Ketika bertanding melawan Bologona, dia yang maju pertama kali untuk mengganggu Musa Barrow saat memimpin serangan balik pada 20 menit pertama. Apa boleh buat, Barrow cuma bisa merutuk kesal begitu menyadari serangan baliknya kandas dipotong intersep Tomori.

Meski berpesta 4-0 atas Crotone, bukan berarti Milan tak kepayahan sekalipun di laga tersebut. Pada 20 menit pertama, Milan berulang kali direpotkan oleh aksi-aksi individu pemain Crotone, terutama Adam Ounas. 

Theo Hernandez bahkan dibuat kerepotan dengan aksinya. Seharusnya ketika Hernandez kerepotan, Tomori--si anak baru minim pengalaman itu--tahu diri dan mundur saja. 

Ternyata Tomori tak mau tahu. Jika Daud bisa mengalahkan Goliat dengan umban batu, mengapa ia tak bisa menghentikan langkah Ounas? 

Barangkali Tomori kerasukan ‘setan Maldini’. Dengan gigih, ia menekan sampai sang Ounas terpaksa membelakangi gawang dan membuang bola. 


Jika Tomori tak bermain, bukan tak mungkin Milan gagal menutup pertandingan melawan Crotone dengan nirbobol. Di pengujung laga, Eduardo Henrique berhasil mengecoh Davide Calabria dan berlari sendirian tanpa kawalan.

Kali ini Tomori memperlihatkan bahwa seorang bek tangguh tidak ada urusannya dengan permainan barbar. Tomori membiarkan rekan setimnya, Rade Krunic, untuk lebih dulu mengganggu Henrique. Tekanan itu memancing Henrique melakukan tusukan dan melepas tembakan.

Di sinilah Tomori menunjukkan bahwa ia layak diperhitungkan di tempat pertama. Dengan ketenangan yang entah dari mana, ia memblok tembakan Henrique. Selamatlah gawang Milan dari kebobolan.

Pun demikian ketika membuat Mason Greenwood gigit jari saat Manchester United dan Milan berlaga memperebutkan tiket perempat final Liga Europa 2020/21. Ketika para pemain Milan kewalahan menghentikan Greenwood yang sudah menyentuh kotak penalti, Tomori tetap memburu. Dengan mulus ia merebut bola dari kaki Greenwood di dekat garis akhir dan meneruskannya kepada Soualiho Meïté.

Kecepatan recovery adalah kualitas yang menjadikan Tomori sebagai pemain penting di lini pertahanan Milan. Selain diperlukan untuk menghadapi serangan balik lawan, kecepatan ini juga vital untuk mengoreksi kesalahan pemain Milan yang bisa saja membahayakan gawang sendiri. 

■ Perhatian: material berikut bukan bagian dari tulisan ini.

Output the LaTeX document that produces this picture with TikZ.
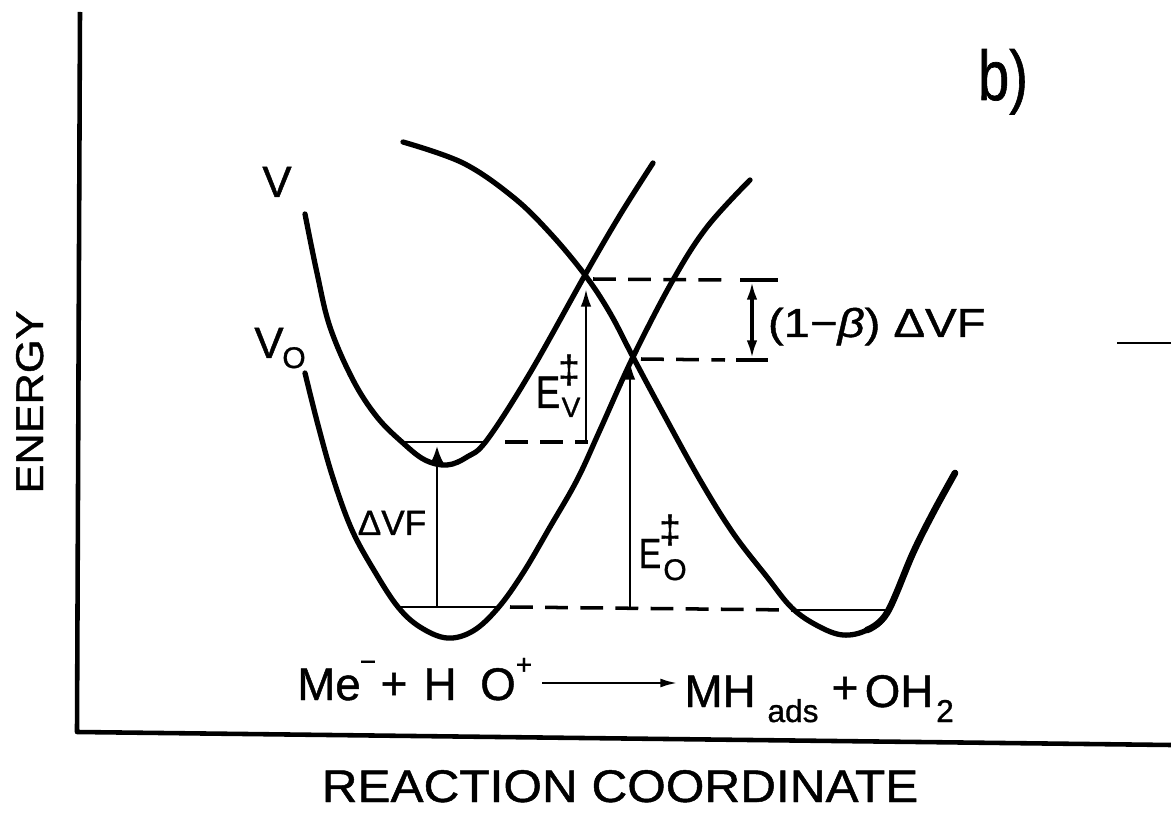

Saat bertanding melawan Bologna, Milan sebenarnya berhadapan dengan banyak serangan balik yang merepotkan sejak babak pertama. Merespons situasi itu, Tomori merebut bola dengan cepat dan melindunginya dari penyerang lawan, lalu melepasnya ke kaki Gianluigi Donnarumma. Di titik itulah Milan memulai kembali kontrol dan serangan.

***

Kegagalan mendapatkan tempat utama di Chelsea tak membuat Tomori kandas begitu saja. Perjalanannya di Milan memang tak mulus, tak ada jaminan pula bahwa ia sedang membela tim yang sanggup menutup musim di podium juara. 

Namun, bagi Tomori, dihantam kekalahan dengan kaki yang menginjak rumput lapangan terasa lebih baik daripada menyaksikan kemenangan dari bangku cadangan.